Supplied material.

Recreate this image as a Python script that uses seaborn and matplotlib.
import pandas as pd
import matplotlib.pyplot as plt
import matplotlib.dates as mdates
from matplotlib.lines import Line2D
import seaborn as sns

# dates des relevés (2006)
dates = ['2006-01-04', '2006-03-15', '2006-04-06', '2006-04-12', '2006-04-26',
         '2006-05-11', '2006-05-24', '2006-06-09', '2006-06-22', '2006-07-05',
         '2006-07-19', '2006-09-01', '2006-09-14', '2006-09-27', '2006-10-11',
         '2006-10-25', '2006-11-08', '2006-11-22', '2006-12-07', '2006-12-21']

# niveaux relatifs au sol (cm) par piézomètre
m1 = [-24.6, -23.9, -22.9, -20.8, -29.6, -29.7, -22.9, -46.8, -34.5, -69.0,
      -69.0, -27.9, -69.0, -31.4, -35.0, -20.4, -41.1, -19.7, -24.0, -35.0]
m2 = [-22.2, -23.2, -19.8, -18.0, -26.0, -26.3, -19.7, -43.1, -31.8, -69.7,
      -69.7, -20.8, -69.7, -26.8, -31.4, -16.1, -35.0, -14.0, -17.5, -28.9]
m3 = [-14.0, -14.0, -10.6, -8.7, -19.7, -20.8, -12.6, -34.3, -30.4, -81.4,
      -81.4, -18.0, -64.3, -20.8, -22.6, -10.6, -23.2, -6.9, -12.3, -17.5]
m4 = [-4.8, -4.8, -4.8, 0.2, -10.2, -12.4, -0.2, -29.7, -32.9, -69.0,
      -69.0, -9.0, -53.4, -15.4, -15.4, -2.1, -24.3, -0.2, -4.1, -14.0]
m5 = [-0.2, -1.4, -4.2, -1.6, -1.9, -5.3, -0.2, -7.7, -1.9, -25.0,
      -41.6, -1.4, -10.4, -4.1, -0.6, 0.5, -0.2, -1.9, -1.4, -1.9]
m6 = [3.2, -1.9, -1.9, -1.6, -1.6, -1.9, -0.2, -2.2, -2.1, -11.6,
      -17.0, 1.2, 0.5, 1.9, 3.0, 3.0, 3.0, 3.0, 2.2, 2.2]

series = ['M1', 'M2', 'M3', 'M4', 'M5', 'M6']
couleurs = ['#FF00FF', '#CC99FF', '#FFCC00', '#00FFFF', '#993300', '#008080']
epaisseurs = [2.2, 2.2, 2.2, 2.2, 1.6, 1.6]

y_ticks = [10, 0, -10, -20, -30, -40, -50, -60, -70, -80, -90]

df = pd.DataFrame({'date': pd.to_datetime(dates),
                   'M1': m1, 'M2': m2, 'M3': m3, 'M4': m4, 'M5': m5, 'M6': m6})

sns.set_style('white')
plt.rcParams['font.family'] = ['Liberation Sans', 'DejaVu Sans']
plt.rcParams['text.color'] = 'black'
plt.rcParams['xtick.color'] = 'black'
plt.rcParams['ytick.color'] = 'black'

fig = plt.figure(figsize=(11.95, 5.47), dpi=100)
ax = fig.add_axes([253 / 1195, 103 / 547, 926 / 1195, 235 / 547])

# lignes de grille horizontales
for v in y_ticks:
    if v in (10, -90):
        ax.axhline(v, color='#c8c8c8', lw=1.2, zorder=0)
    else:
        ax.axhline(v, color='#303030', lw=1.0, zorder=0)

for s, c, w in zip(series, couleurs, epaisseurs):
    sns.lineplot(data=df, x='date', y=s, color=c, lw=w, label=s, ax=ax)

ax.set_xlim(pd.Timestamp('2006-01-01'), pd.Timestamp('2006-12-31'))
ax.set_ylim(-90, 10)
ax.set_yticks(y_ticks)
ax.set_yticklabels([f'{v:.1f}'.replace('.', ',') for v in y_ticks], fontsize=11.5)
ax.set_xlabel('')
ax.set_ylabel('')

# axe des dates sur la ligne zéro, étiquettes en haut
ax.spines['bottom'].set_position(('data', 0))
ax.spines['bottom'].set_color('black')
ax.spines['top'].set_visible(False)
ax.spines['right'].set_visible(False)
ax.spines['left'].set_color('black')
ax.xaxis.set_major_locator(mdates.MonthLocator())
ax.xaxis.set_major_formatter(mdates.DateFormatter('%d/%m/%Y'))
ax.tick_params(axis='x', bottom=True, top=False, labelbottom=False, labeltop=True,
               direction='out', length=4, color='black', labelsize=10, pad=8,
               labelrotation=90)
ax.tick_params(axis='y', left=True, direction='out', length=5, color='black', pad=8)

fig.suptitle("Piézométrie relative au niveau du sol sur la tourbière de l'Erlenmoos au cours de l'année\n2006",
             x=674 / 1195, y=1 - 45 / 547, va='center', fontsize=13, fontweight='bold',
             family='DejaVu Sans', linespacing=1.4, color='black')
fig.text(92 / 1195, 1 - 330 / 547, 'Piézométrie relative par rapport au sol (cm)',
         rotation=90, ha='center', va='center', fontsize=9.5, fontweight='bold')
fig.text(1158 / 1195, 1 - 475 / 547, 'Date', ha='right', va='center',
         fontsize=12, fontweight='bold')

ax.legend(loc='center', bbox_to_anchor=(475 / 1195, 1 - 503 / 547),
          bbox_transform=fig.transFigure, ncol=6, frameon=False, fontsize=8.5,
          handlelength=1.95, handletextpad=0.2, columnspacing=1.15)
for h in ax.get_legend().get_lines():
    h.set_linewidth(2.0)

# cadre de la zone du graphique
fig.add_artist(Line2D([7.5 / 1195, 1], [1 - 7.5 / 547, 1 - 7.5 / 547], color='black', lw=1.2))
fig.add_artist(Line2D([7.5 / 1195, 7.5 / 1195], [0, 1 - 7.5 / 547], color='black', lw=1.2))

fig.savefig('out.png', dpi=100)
* * *
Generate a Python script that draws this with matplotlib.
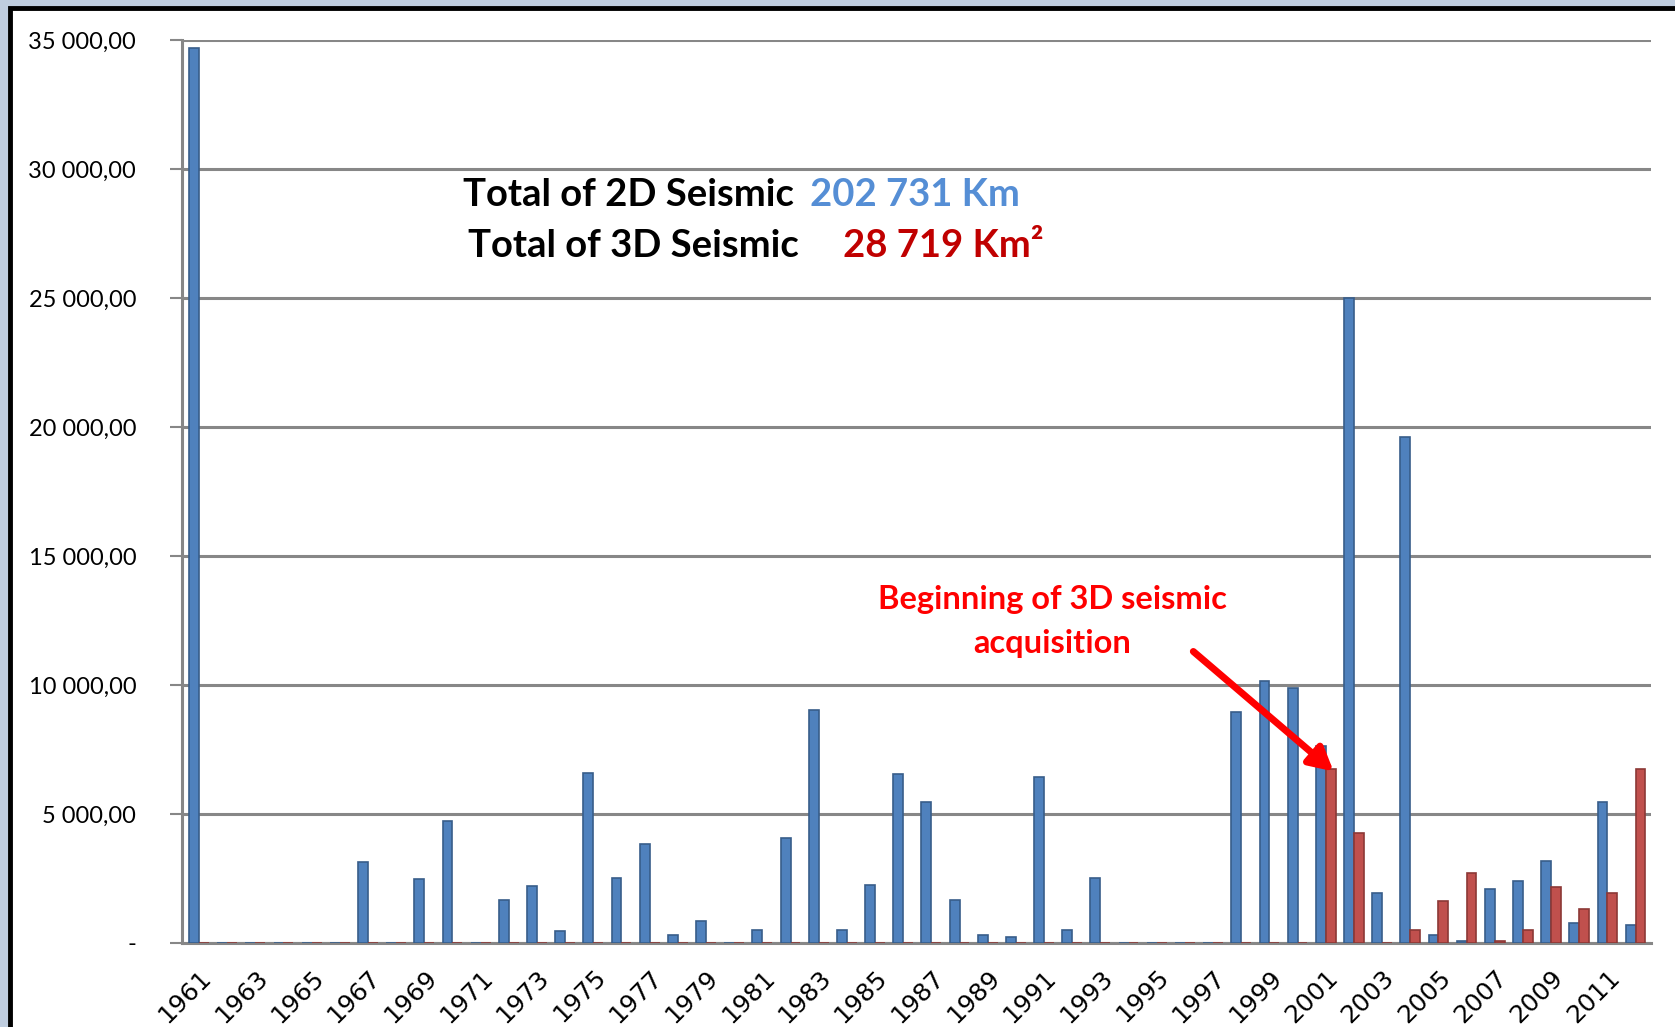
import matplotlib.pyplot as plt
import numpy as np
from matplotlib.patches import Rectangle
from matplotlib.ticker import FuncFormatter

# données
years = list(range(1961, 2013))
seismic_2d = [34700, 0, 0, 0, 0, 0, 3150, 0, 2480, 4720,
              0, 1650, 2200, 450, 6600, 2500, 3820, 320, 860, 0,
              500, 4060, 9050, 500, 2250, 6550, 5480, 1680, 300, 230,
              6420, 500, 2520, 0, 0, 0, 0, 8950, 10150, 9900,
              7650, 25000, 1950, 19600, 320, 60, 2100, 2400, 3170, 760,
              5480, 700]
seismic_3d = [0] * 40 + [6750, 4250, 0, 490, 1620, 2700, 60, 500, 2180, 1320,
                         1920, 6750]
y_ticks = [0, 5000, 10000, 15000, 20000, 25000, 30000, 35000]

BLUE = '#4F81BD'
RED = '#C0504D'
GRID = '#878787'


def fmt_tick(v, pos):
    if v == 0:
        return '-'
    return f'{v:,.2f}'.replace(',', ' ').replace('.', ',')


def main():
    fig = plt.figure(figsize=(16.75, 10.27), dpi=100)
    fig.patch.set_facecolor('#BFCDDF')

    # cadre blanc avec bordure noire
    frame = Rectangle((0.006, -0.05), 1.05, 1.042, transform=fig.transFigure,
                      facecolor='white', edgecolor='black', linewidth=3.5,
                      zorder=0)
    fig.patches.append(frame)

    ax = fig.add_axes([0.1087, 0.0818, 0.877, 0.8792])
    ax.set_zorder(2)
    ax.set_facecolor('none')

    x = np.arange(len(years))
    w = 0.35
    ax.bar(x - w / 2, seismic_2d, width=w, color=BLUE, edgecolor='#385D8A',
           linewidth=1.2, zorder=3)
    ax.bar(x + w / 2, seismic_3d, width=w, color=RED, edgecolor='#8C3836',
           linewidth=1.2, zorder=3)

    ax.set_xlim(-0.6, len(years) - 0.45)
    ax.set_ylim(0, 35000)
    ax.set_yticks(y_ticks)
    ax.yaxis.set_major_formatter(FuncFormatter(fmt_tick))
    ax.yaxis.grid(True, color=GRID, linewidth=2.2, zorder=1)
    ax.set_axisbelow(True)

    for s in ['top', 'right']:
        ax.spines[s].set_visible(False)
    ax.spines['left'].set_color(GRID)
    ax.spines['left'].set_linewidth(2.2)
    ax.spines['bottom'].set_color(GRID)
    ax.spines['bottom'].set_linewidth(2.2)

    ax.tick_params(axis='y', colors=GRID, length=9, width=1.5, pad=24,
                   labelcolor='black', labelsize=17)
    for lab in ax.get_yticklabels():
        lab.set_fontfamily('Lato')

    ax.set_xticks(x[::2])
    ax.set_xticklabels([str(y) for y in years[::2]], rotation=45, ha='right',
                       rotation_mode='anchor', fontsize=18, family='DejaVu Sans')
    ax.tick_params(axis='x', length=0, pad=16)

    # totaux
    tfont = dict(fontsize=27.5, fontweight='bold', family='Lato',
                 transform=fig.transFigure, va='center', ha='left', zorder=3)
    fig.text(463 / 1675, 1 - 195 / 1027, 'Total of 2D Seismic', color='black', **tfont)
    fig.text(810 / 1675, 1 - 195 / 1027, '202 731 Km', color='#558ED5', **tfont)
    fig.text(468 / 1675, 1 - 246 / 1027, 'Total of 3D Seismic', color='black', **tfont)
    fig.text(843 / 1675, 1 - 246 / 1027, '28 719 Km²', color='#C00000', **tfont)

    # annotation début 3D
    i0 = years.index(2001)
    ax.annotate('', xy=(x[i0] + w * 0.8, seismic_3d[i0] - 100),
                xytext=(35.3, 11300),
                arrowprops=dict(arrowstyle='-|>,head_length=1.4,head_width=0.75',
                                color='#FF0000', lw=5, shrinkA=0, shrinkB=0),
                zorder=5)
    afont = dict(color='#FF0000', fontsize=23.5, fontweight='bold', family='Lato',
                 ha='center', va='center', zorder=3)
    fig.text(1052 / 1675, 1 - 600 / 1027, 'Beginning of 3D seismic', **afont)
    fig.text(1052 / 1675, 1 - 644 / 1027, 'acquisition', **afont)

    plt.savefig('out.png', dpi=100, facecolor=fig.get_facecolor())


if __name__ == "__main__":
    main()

Exercise.
Every line of the records that includes the word "matplotlib" should be gathered.

The answer.
Recreate this image as a Python script that uses seaborn and matplotlib.
import matplotlib.pyplot as plt
import matplotlib.dates as mdates
from matplotlib.lines import Line2D
Generate a Python script that draws this with matplotlib.
import matplotlib.pyplot as plt
from matplotlib.patches import Rectangle
from matplotlib.ticker import FuncFormatter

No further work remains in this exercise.